Last Updated: Jun 26, 2019 03:20AM PDT

Contents
1. Measure Details.
2. Measure Parameters
3. Meeting the Measure in Elation
4. Measure Information

 

1. Measure Details
Percentage of patients 3-17 years of age who had an outpatient visit with a Primary Care Physician (PCP) or Obstetrician/Gynecologist (OB/GYN) and who had evidence of the following during the measurement period.

2. Measure Parameters:
Denominator: Patients 3-17 years of age with at least one outpatient visit with a primary care physician (PCP) or an obstetrician/gynecologist (OB/GYN) during the measurement period.


Numerator 1: Patients in the denominator have their height, weight, and BMI recorded in EHR.

Numerator 2: Patients in the denominator that have had counseling for nutrition.  

Numerator 3: Patients in the denominator that have had counseling for physical activity.

Exclusions/Exceptions: Patients who have a diagnosis of pregnancy during the measurement period
 

3. Elation Workflows

1/ To meet Numerator 1, ensure that the patient has had their height and weight recorded in a visit note during the measurement period. Once these are recorded, the BMI will be automatically calculated.
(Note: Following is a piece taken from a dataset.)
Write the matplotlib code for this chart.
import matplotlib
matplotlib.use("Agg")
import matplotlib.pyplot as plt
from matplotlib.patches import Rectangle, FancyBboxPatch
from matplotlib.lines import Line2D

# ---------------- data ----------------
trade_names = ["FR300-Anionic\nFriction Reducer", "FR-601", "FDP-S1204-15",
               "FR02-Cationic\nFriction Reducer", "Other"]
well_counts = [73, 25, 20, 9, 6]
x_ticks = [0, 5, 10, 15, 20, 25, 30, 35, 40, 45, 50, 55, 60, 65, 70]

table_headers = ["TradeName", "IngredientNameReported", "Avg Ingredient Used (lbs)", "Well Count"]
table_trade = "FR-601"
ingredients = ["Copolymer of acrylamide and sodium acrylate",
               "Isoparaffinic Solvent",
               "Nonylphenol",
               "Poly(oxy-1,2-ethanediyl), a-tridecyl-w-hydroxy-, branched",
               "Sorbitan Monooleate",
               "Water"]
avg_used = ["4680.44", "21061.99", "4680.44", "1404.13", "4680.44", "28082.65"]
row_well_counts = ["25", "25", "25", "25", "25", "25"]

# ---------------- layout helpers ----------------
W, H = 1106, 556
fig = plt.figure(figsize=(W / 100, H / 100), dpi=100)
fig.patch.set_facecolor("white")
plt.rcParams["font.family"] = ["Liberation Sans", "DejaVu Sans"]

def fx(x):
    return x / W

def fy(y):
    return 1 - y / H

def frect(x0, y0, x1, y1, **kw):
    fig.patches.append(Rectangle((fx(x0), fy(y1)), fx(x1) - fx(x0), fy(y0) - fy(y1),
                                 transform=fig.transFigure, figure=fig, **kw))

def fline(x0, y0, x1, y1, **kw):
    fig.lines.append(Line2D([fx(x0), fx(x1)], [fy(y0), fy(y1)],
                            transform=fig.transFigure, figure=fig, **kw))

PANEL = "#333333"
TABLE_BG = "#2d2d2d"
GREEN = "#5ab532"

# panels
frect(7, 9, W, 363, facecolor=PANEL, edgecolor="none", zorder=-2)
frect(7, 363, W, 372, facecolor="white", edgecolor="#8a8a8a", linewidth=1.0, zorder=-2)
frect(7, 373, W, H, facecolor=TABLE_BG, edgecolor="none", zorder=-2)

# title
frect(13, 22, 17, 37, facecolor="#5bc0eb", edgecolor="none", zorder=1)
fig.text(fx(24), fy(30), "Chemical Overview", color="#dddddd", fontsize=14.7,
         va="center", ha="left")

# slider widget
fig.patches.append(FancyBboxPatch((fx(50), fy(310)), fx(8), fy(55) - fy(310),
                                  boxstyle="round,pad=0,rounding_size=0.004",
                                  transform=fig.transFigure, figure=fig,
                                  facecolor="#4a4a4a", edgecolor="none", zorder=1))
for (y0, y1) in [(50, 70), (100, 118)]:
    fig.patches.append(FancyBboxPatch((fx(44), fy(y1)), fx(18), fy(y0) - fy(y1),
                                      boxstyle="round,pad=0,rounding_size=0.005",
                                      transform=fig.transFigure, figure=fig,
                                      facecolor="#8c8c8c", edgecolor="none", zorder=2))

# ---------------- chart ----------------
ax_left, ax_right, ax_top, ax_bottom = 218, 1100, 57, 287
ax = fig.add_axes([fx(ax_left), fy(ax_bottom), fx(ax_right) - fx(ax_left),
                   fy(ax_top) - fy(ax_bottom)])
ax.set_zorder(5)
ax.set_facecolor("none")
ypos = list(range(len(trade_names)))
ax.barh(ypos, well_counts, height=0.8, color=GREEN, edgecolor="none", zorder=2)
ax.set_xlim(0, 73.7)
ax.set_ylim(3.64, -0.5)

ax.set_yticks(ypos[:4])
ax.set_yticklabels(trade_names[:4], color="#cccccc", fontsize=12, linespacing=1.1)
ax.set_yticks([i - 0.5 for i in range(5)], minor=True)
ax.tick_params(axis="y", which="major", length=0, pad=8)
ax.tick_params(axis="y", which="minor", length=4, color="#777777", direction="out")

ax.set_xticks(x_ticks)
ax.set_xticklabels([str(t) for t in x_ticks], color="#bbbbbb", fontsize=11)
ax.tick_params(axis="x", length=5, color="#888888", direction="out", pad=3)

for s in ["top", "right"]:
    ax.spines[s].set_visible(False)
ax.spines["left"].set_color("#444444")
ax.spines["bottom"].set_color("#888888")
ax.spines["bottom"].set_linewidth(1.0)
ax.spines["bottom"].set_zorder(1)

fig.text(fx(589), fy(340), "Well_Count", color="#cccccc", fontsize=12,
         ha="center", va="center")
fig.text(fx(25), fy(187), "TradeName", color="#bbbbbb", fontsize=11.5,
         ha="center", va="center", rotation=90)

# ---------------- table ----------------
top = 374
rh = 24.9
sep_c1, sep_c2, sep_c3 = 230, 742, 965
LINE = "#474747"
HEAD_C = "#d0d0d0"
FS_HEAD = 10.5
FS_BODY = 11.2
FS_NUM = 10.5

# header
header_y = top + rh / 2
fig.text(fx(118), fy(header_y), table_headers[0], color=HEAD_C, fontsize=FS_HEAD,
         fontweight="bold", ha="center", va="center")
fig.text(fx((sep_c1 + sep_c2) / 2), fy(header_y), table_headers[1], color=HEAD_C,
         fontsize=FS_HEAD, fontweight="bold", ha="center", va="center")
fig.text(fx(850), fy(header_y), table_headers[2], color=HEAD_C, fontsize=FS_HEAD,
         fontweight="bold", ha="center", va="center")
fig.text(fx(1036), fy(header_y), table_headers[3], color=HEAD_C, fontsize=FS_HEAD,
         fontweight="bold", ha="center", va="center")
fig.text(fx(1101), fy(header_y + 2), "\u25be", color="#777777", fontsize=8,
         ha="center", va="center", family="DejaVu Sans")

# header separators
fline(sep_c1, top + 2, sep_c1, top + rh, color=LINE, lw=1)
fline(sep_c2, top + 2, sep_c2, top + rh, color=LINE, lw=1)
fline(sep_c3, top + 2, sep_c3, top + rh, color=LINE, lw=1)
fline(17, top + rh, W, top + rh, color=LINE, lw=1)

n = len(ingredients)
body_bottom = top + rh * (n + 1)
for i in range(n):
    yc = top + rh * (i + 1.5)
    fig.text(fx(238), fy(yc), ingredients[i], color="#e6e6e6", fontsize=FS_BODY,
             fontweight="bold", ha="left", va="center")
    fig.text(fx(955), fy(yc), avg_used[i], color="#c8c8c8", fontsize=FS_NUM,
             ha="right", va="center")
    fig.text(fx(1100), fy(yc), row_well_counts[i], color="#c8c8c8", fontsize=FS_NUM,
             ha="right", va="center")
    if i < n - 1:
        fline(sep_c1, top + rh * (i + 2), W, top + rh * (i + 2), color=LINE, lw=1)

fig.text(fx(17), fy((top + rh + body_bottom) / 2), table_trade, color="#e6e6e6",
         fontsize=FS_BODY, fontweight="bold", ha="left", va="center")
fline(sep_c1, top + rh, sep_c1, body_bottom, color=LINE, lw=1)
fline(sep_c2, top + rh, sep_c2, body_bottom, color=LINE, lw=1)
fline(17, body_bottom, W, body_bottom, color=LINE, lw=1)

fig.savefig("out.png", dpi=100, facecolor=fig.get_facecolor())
2/ To meet Numerator 2 and Numerator 3, use the Clinical Reminders rules that apply to this measure, one to meet the requirement for Exercise Counseling, and the other to meet the requirement for Nutrition Counseling.



4. Measure Information
 
One of the most important developments in pediatrics in the past two decades has been the emergence of a new chronic disease: obesity in childhood and adolescence. The rapidly increasing prevalence of obesity among children is one of the most challenging dilemmas currently facing pediatricians. 

In addition to the growing prevalence of obesity in children and adolescents, the number of overweight children at risk of becoming obese is also of great concern. Evidence suggests that overweight children and adolescents are more likely to become obese as adults.